# Free 128m Cf Cards



## Silver Hawk (Dec 2, 2003)

I saw this on the "other side" back in May:

_"If you've bought a Canon digital camera recently go to http://www.mumplusone.com/site/voucher.php?v=870 _

fill in the form and post it off with a copy of your receipt and those nice folks at Canon will send you a 128Mb CF card. UK only, I think."

So went to the web site, download the form, sent it off and waited....

This morning my free 128M CF card arrived. Great!
















Cheers

Paul

BTW: Yet another reason why you should all be using Canon equipment


----------



## Mal52 (Oct 7, 2003)

Paul.

Thanks for the info just downloaded the form,so i will post it later& wait.

Cheers Mal


----------



## DaveE (Feb 24, 2003)

Guys

Canon will send you the card.
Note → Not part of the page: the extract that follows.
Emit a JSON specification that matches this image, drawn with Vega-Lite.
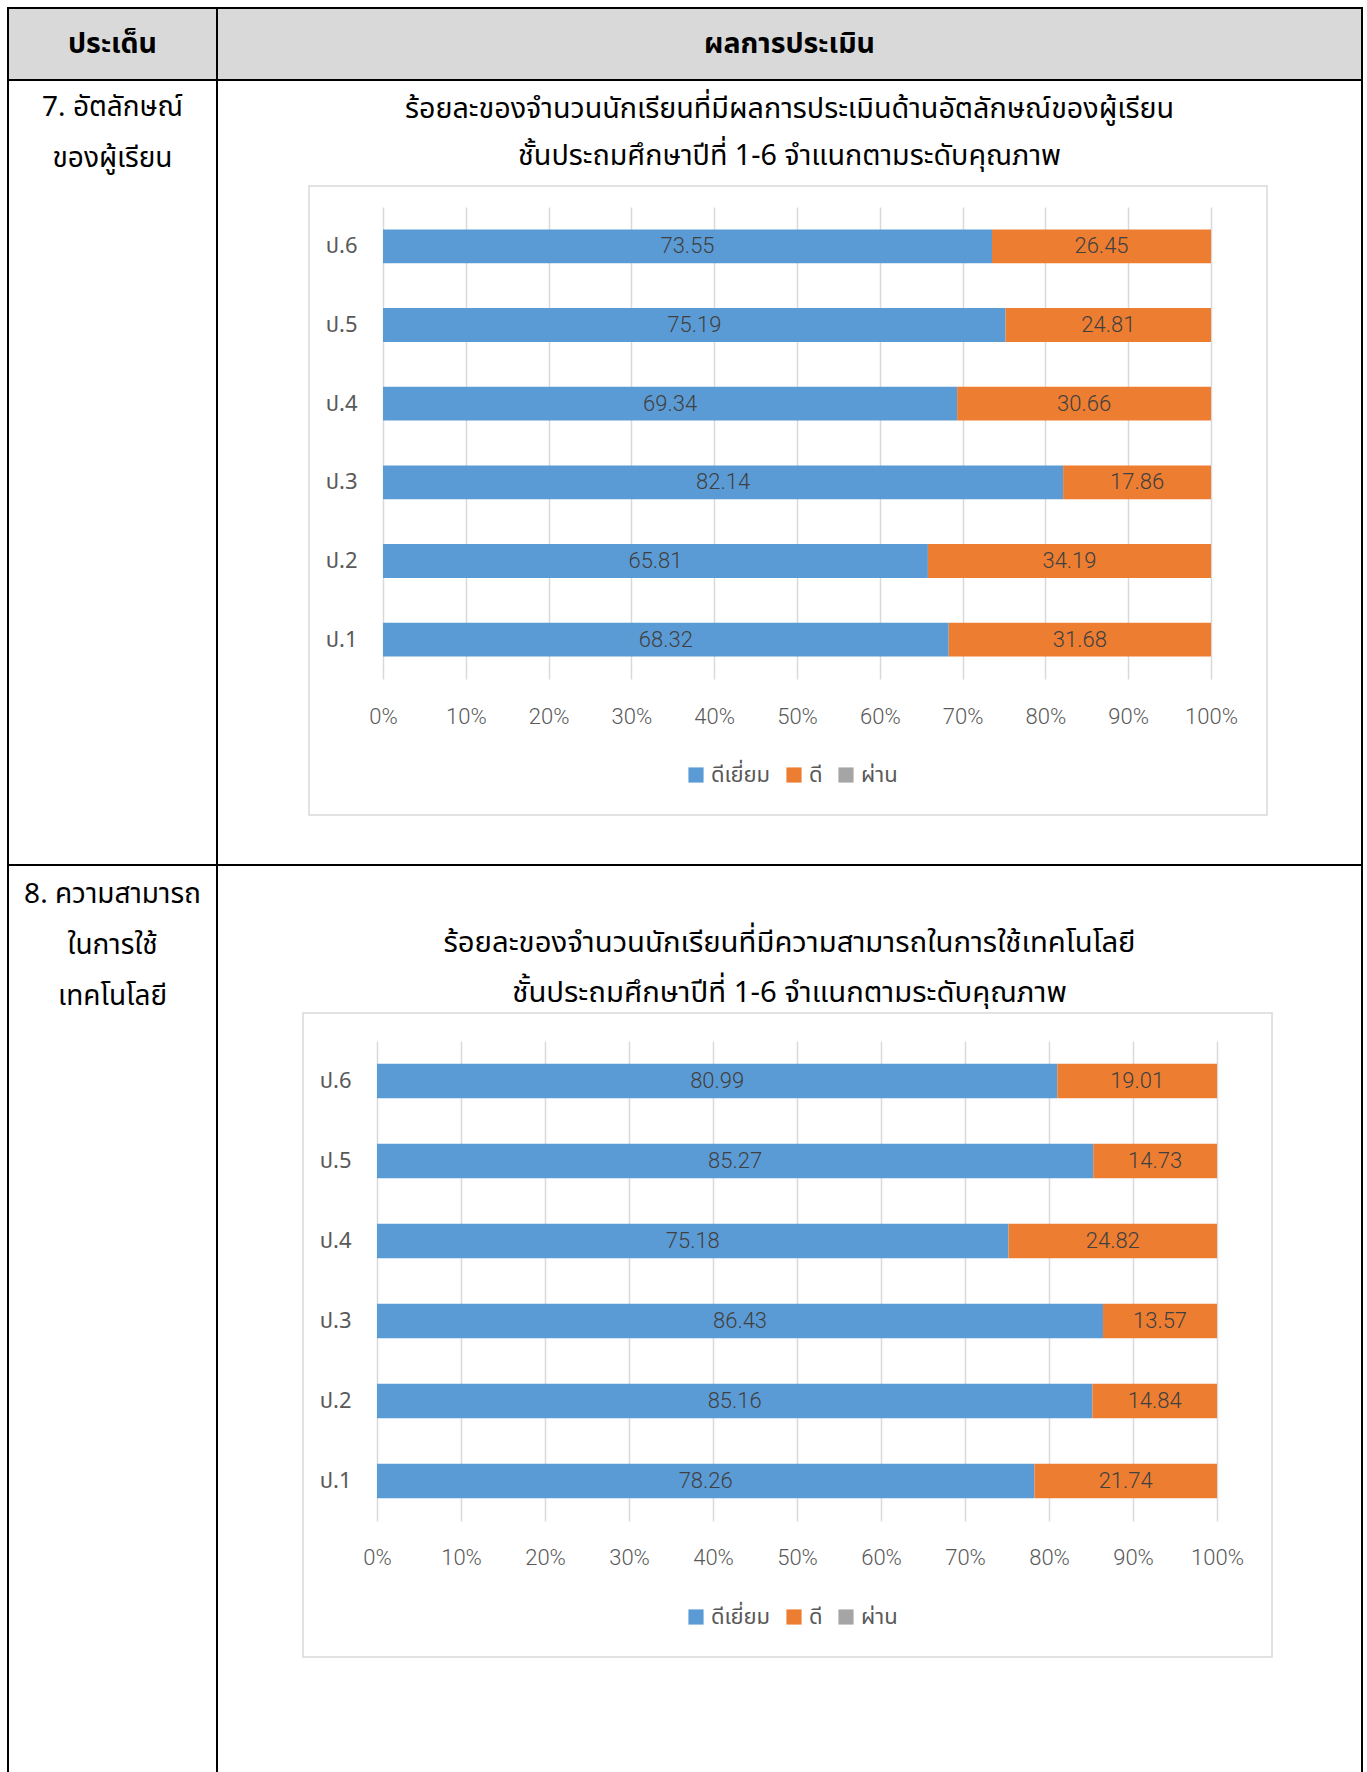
{
  "$schema": "https://vega.github.io/schema/vega-lite/v6.json",
  "padding": {"left": 7, "top": 7, "right": 6, "bottom": 0},
  "bounds": "flush",
  "spacing": 0,
  "columns": 2,
  "resolve": {"scale": {"color": "independent"}, "legend": {"color": "independent"}},
  "concat": [
    {
      "width": 209, "height": 72,
      "view": {"fill": "#d9d9d9", "stroke": "black", "strokeWidth": 2},
      "data": {"values": [{"h": "ประเด็น"}]},
      "mark": {"type": "text", "fontSize": 28.5, "fontWeight": "bold", "color": "black"},
      "encoding": {"text": {"field": "h"}}
    },
    {
      "width": 1145, "height": 72,
      "view": {"fill": "#d9d9d9", "stroke": "black", "strokeWidth": 2},
      "data": {"values": [{"h": "ผลการประเมิน"}]},
      "mark": {"type": "text", "fontSize": 28.5, "fontWeight": "bold", "color": "black"},
      "encoding": {"text": {"field": "h"}}
    },
    {
      "width": 209, "height": 785,
      "view": {"fill": "white", "stroke": "black", "strokeWidth": 2},
      "title": {"text": ["7. อัตลักษณ์", "ของผู้เรียน"], "offset": -93, "fontSize": 28, "fontWeight": "normal", "lineHeight": 51, "color": "black", "anchor": "middle"},
      "data": {"values": [{"t": ""}]},
      "mark": {"type": "text"},
      "encoding": {"text": {"field": "t"}}
    },
    {
      "width": 1145, "height": 785,
      "view": {"fill": "white", "stroke": "black", "strokeWidth": 2},
      "title": {"text": ["ร้อยละของจำนวนนักเรียนที่มีผลการประเมินด้านอัตลักษณ์ของผู้เรียน", "ชั้นประถมศึกษาปีที่ 1-6 จำแนกตามระดับคุณภาพ"], "offset": -91, "fontSize": 28.7, "fontWeight": "normal", "lineHeight": 47.5, "color": "black", "anchor": "middle"},
      "layer": [
        {
          "data": {"values": [{}]},
          "mark": {"type": "rect", "fillOpacity": 0, "stroke": "#d9d9d9", "strokeWidth": 1.5},
          "encoding": {
            "x": {"datum": -0.0894, "type": "quantitative", "scale": {"domain": [0, 1], "range": [166, 994]},
              "axis": {"title": null, "format": "%", "values": [0, 0.1, 0.2, 0.3, 0.4, 0.5, 0.6, 0.7, 0.8, 0.9, 1], "grid": true, "gridColor": "#d9d9d9", "gridWidth": 1.5, "domain": false, "ticks": false, "labelPadding": 0, "labelFlush": false, "labelOverlap": false, "offset": -159, "labelFontSize": 22, "labelColor": "#595959", "labelFont": "Roboto", "labelFontWeight": 300}},
            "x2": {"datum": 1.0676},
            "y": {"datum": -0.1631, "type": "quantitative", "scale": {"domain": [0, 1], "range": [658, 186]}, "axis": null},
            "y2": {"datum": 1.1695}
          }
        },
        {
          "data": {"values": [
            {"grade": "ป.6", "level": "ดีเยี่ยม", "value": 73.55},
            {"grade": "ป.6", "level": "ดี", "value": 26.45},
            {"grade": "ป.5", "level": "ดีเยี่ยม", "value": 75.19},
            {"grade": "ป.5", "level": "ดี", "value": 24.81},
            {"grade": "ป.4", "level": "ดีเยี่ยม", "value": 69.34},
            {"grade": "ป.4", "level": "ดี", "value": 30.66},
            {"grade": "ป.3", "level": "ดีเยี่ยม", "value": 82.14},
            {"grade": "ป.3", "level": "ดี", "value": 17.86},
            {"grade": "ป.2", "level": "ดีเยี่ยม", "value": 65.81},
            {"grade": "ป.2", "level": "ดี", "value": 34.19},
            {"grade": "ป.1", "level": "ดีเยี่ยม", "value": 68.32},
            {"grade": "ป.1", "level": "ดี", "value": 31.68}
          ]},
          "encoding": {
            "y": {"field": "grade", "type": "nominal", "scale": {"domain": ["ป.6", "ป.5", "ป.4", "ป.3", "ป.2", "ป.1"], "range": [127, 599], "paddingInner": 0.57, "paddingOuter": 0.285},
              "axis": {"title": null, "domain": false, "ticks": false, "grid": false, "labelPadding": 0, "offset": -140, "labelFontSize": 22, "labelColor": "#595959"}},
            "order": {"field": "level", "sort": "descending"}
          },
          "layer": [
            {
              "mark": {"type": "bar"},
              "encoding": {
                "x": {"field": "value", "type": "quantitative", "stack": "normalize", "scale": {"domain": [0, 1], "range": [166, 994]},
                  "axis": {"title": null, "format": "%", "values": [0, 0.1, 0.2, 0.3, 0.4, 0.5, 0.6, 0.7, 0.8, 0.9, 1], "grid": true, "gridColor": "#d9d9d9", "gridWidth": 1.5, "domain": false, "ticks": false, "labelPadding": 0, "labelFlush": false, "labelOverlap": false, "offset": -159, "labelFontSize": 22, "labelColor": "#595959", "labelFont": "Roboto", "labelFontWeight": 300}},
                "color": {"field": "level", "type": "nominal", "scale": {"domain": ["ดีเยี่ยม", "ดี", "ผ่าน"], "range": ["#5b9bd5", "#ed7d31", "#a5a5a5"]},
                  "legend": {"orient": "none", "legendX": 468, "legendY": 684, "direction": "horizontal", "title": null, "symbolType": "square", "symbolSize": 230, "symbolStrokeWidth": 0, "labelFontSize": 22, "labelColor": "#595959", "columnPadding": 12}}
              }
            },
            {
              "mark": {"type": "text", "fontSize": 22, "color": "#404040", "font": "Roboto", "fontWeight": 300},
              "encoding": {
                "x": {"field": "value", "type": "quantitative", "stack": "normalize", "bandPosition": 0.5, "scale": {"domain": [0, 1], "range": [166, 994]}},
                "detail": {"field": "level"},
                "text": {"field": "value", "type": "quantitative", "format": ".2f"}
              }
            }
          ]
        }
      ],
      "resolve": {"scale": {"y": "independent"}}
    },
    {
      "width": 209, "height": 910,
      "view": {"fill": "white", "stroke": "black", "strokeWidth": 2},
      "title": {"text": ["8. ความสามารถ", "ในการใช้", "เทคโนโลยี"], "offset": -146, "fontSize": 28, "fontWeight": "normal", "lineHeight": 51, "color": "black", "anchor": "middle"},
      "data": {"values": [{"t": ""}]},
      "mark": {"type": "text"},
      "encoding": {"text": {"field": "t"}}
    },
    {
      "width": 1145, "height": 910,
      "view": {"fill": "white", "stroke": "black", "strokeWidth": 2},
      "title": {"text": ["ร้อยละของจำนวนนักเรียนที่มีความสามารถในการใช้เทคโนโลยี", "ชั้นประถมศึกษาปีที่ 1-6  จำแนกตามระดับคุณภาพ"], "offset": -143, "fontSize": 29.3, "fontWeight": "normal", "lineHeight": 50, "color": "black", "anchor": "middle"},
      "layer": [
        {
          "data": {"values": [{}]},
          "mark": {"type": "rect", "fillOpacity": 0, "stroke": "#d9d9d9", "strokeWidth": 1.5},
          "encoding": {
            "x": {"datum": -0.0881, "type": "quantitative", "scale": {"domain": [0, 1], "range": [160, 1000]},
              "axis": {"title": null, "format": "%", "values": [0, 0.1, 0.2, 0.3, 0.4, 0.5, 0.6, 0.7, 0.8, 0.9, 1], "grid": true, "gridColor": "#d9d9d9", "gridWidth": 1.5, "domain": false, "ticks": false, "labelPadding": 0, "labelFlush": false, "labelOverlap": false, "offset": -228, "labelFontSize": 22, "labelColor": "#595959", "labelFont": "Roboto", "labelFontWeight": 300}},
            "x2": {"datum": 1.0655},
            "y": {"datum": -0.1208, "type": "quantitative", "scale": {"domain": [0, 1], "range": [734, 254]}, "axis": null},
            "y2": {"datum": 1.2208}
          }
        },
        {
          "data": {"values": [
            {"grade": "ป.6", "level": "ดีเยี่ยม", "value": 80.99},
            {"grade": "ป.6", "level": "ดี", "value": 19.01},
            {"grade": "ป.5", "level": "ดีเยี่ยม", "value": 85.27},
            {"grade": "ป.5", "level": "ดี", "value": 14.73},
            {"grade": "ป.4", "level": "ดีเยี่ยม", "value": 75.18},
            {"grade": "ป.4", "level": "ดี", "value": 24.82},
            {"grade": "ป.3", "level": "ดีเยี่ยม", "value": 86.43},
            {"grade": "ป.3", "level": "ดี", "value": 13.57},
            {"grade": "ป.2", "level": "ดีเยี่ยม", "value": 85.16},
            {"grade": "ป.2", "level": "ดี", "value": 14.84},
            {"grade": "ป.1", "level": "ดีเยี่ยม", "value": 78.26},
            {"grade": "ป.1", "level": "ดี", "value": 21.74}
          ]},
          "encoding": {
            "y": {"field": "grade", "type": "nominal", "scale": {"domain": ["ป.6", "ป.5", "ป.4", "ป.3", "ป.2", "ป.1"], "range": [176, 656], "paddingInner": 0.57, "paddingOuter": 0.285},
              "axis": {"title": null, "domain": false, "ticks": false, "grid": false, "labelPadding": 0, "offset": -134, "labelFontSize": 22, "labelColor": "#595959"}},
            "order": {"field": "level", "sort": "descending"}
          },
          "layer": [
            {
              "mark": {"type": "bar"},
              "encoding": {
                "x": {"field": "value", "type": "quantitative", "stack": "normalize", "scale": {"domain": [0, 1], "range": [160, 1000]},
                  "axis": {"title": null, "format": "%", "values": [0, 0.1, 0.2, 0.3, 0.4, 0.5, 0.6, 0.7, 0.8, 0.9, 1], "grid": true, "gridColor": "#d9d9d9", "gridWidth": 1.5, "domain": false, "ticks": false, "labelPadding": 0, "labelFlush": false, "labelOverlap": false, "offset": -228, "labelFontSize": 22, "labelColor": "#595959", "labelFont": "Roboto", "labelFontWeight": 300}},
                "color": {"field": "level", "type": "nominal", "scale": {"domain": ["ดีเยี่ยม", "ดี", "ผ่าน"], "range": ["#5b9bd5", "#ed7d31", "#a5a5a5"]},
                  "legend": {"orient": "none", "legendX": 468, "legendY": 741, "direction": "horizontal", "title": null, "symbolType": "square", "symbolSize": 230, "symbolStrokeWidth": 0, "labelFontSize": 22, "labelColor": "#595959", "columnPadding": 12}}
              }
            },
            {
              "mark": {"type": "text", "fontSize": 22, "color": "#404040", "font": "Roboto", "fontWeight": 300},
              "encoding": {
                "x": {"field": "value", "type": "quantitative", "stack": "normalize", "bandPosition": 0.5, "scale": {"domain": [0, 1], "range": [160, 1000]}},
                "detail": {"field": "level"},
                "text": {"field": "value", "type": "quantitative", "format": ".2f"}
              }
            }
          ]
        }
      ],
      "resolve": {"scale": {"y": "independent"}}
    }
  ],
  "config": {
    "view": {"stroke": "black", "strokeWidth": 2},
    "font": "Noto Sans Thai, Noto Sans, sans-serif",
    "axis": {"labelFont": "Noto Sans Thai, Noto Sans, sans-serif"},
    "legend": {"labelFont": "Noto Sans Thai, Noto Sans, sans-serif"}
  }
}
I sent them copies of the emails and receipts for the Canon Powershot A60 and they sent me the card no problem

Good luck

cheers

Dave


----------



## Stan (Aug 7, 2003)

Typical,

I've been a Canon owner since 1989 and the first time I buy a "Nikon" they give away something for free.
















Good job the "big boy's" still know how to do their jobs.









I could own a Canon or Nikon and know I have a "good" camera, full stop.









I could do with a free CF card, though.

Naah, I'll cope.


----------



## MikeM (Jun 21, 2003)

Thanks Paul

I bought a G5 last week, a free 128mb will be really handy.Posting the form off 1st thing in the morning.

Cheers

MikeM


----------



## MikeM (Jun 21, 2003)

Got mine this morning.









Its great to get someting for nothing

Thanks Paul

Cheers MikeM


----------



## Silver Hawk (Dec 2, 2003)

Good, isn't it.









G5 is a nice camera....but I'll have to stick with my very able A80.

Cheers

Paul


----------



## Mal52 (Oct 7, 2003)

Received mine this morning

Great stuff.

Cheers Mal


----------